## GIVEN EXERCISE
The data below should be printed in full, exactly, and without any of its images.

** Begin RECORDED INFORMATION **

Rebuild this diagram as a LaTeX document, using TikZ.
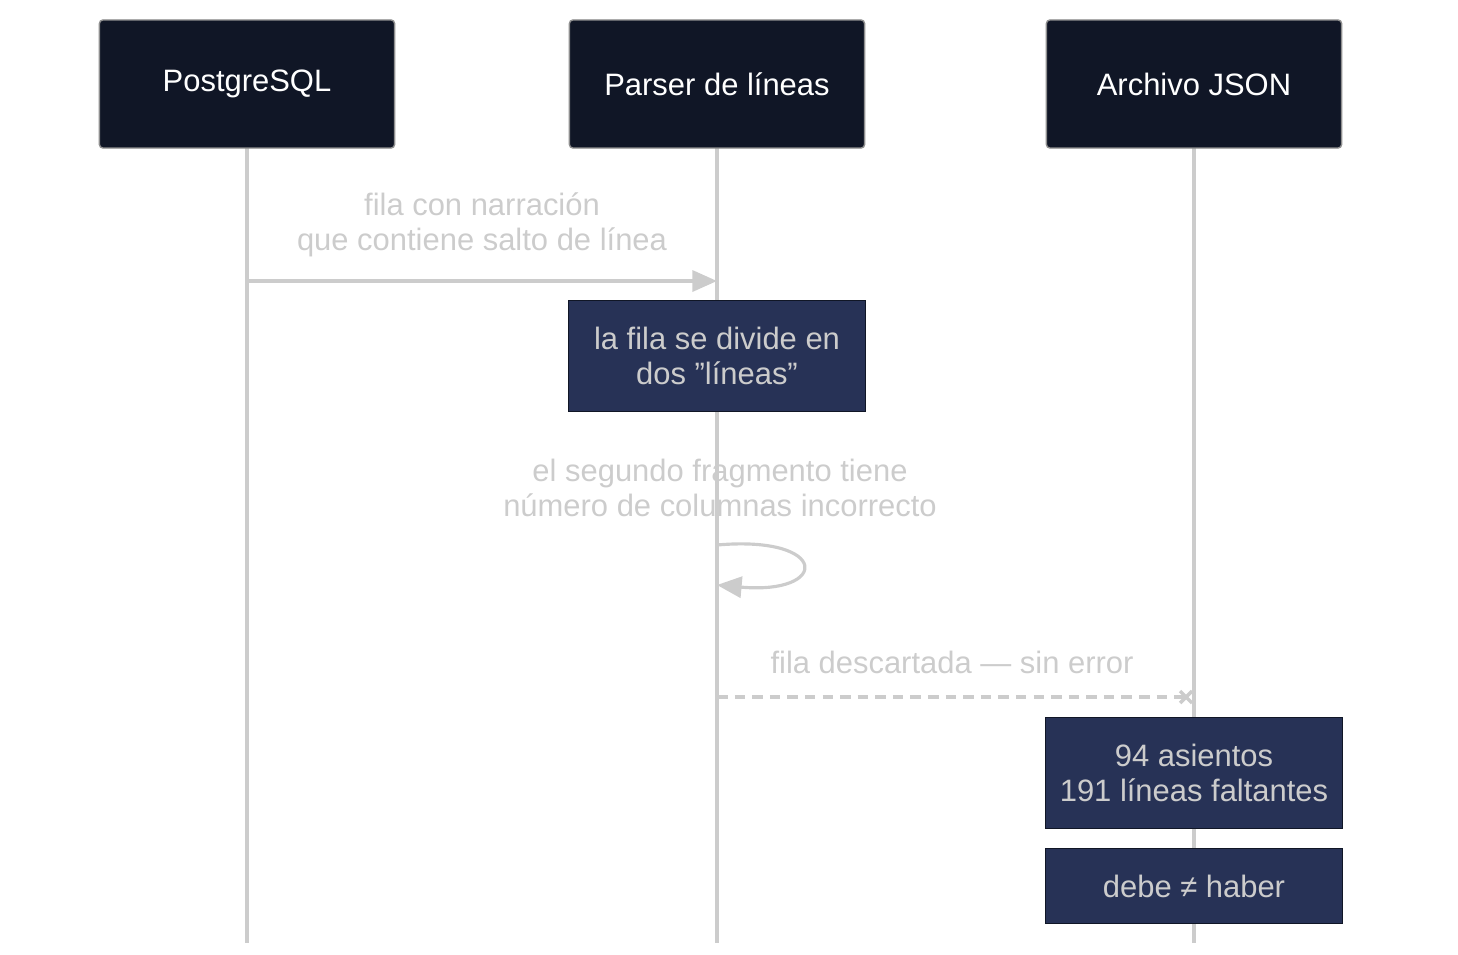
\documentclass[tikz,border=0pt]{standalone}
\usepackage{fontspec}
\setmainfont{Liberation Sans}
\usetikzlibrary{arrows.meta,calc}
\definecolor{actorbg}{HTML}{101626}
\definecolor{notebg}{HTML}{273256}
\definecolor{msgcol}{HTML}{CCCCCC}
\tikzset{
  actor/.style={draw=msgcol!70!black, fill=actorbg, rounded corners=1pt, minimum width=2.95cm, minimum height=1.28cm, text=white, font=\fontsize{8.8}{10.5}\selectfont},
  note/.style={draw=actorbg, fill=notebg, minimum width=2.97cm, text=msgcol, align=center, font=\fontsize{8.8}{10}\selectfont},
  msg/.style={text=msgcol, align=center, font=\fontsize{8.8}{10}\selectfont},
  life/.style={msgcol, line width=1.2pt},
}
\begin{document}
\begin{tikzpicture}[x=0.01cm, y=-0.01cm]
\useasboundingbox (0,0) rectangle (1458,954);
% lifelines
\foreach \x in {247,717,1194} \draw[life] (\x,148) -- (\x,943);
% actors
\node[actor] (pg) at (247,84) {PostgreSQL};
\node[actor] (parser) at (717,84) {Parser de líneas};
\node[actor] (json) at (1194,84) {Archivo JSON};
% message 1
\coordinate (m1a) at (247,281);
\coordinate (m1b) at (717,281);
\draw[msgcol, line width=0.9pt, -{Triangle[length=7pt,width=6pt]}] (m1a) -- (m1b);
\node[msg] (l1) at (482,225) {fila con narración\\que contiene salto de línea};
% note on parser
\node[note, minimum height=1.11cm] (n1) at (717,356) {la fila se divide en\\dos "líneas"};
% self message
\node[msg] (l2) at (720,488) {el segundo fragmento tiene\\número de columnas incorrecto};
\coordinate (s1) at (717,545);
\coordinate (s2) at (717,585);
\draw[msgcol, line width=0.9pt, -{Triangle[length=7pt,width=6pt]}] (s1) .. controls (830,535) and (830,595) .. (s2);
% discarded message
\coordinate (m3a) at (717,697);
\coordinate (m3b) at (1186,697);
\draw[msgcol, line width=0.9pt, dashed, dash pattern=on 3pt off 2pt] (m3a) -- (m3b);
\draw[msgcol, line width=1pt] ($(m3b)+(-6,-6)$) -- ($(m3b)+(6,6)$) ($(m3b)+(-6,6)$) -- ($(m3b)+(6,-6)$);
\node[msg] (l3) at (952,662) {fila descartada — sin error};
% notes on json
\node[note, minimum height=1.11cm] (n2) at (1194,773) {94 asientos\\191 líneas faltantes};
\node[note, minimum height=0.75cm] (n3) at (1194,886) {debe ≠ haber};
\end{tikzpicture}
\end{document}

** End RECORDED INFORMATION **

## RESULT
Rebuild this diagram as a LaTeX document, using TikZ.
\documentclass[tikz,border=0pt]{standalone}
\usepackage{fontspec}
\setmainfont{Liberation Sans}
\usetikzlibrary{arrows.meta,calc}
\definecolor{actorbg}{HTML}{101626}
\definecolor{notebg}{HTML}{273256}
\definecolor{msgcol}{HTML}{CCCCCC}
\tikzset{
  actor/.style={draw=msgcol!70!black, fill=actorbg, rounded corners=1pt, minimum width=2.95cm, minimum height=1.28cm, text=white, font=\fontsize{8.8}{10.5}\selectfont},
  note/.style={draw=actorbg, fill=notebg, minimum width=2.97cm, text=msgcol, align=center, font=\fontsize{8.8}{10}\selectfont},
  msg/.style={text=msgcol, align=center, font=\fontsize{8.8}{10}\selectfont},
  life/.style={msgcol, line width=1.2pt},
}
\begin{document}
\begin{tikzpicture}[x=0.01cm, y=-0.01cm]
\useasboundingbox (0,0) rectangle (1458,954);
% lifelines
\foreach \x in {247,717,1194} \draw[life] (\x,148) -- (\x,943);
% actors
\node[actor] (pg) at (247,84) {PostgreSQL};
\node[actor] (parser) at (717,84) {Parser de líneas};
\node[actor] (json) at (1194,84) {Archivo JSON};
% message 1
\coordinate (m1a) at (247,281);
\coordinate (m1b) at (717,281);
\draw[msgcol, line width=0.9pt, -{Triangle[length=7pt,width=6pt]}] (m1a) -- (m1b);
\node[msg] (l1) at (482,225) {fila con narración\\que contiene salto de línea};
% note on parser
\node[note, minimum height=1.11cm] (n1) at (717,356) {la fila se divide en\\dos "líneas"};
% self message
\node[msg] (l2) at (720,488) {el segundo fragmento tiene\\número de columnas incorrecto};
\coordinate (s1) at (717,545);
\coordinate (s2) at (717,585);
\draw[msgcol, line width=0.9pt, -{Triangle[length=7pt,width=6pt]}] (s1) .. controls (830,535) and (830,595) .. (s2);
% discarded message
\coordinate (m3a) at (717,697);
\coordinate (m3b) at (1186,697);
\draw[msgcol, line width=0.9pt, dashed, dash pattern=on 3pt off 2pt] (m3a) -- (m3b);
\draw[msgcol, line width=1pt] ($(m3b)+(-6,-6)$) -- ($(m3b)+(6,6)$) ($(m3b)+(-6,6)$) -- ($(m3b)+(6,-6)$);
\node[msg] (l3) at (952,662) {fila descartada — sin error};
% notes on json
\node[note, minimum height=1.11cm] (n2) at (1194,773) {94 asientos\\191 líneas faltantes};
\node[note, minimum height=0.75cm] (n3) at (1194,886) {debe ≠ haber};
\end{tikzpicture}
\end{document}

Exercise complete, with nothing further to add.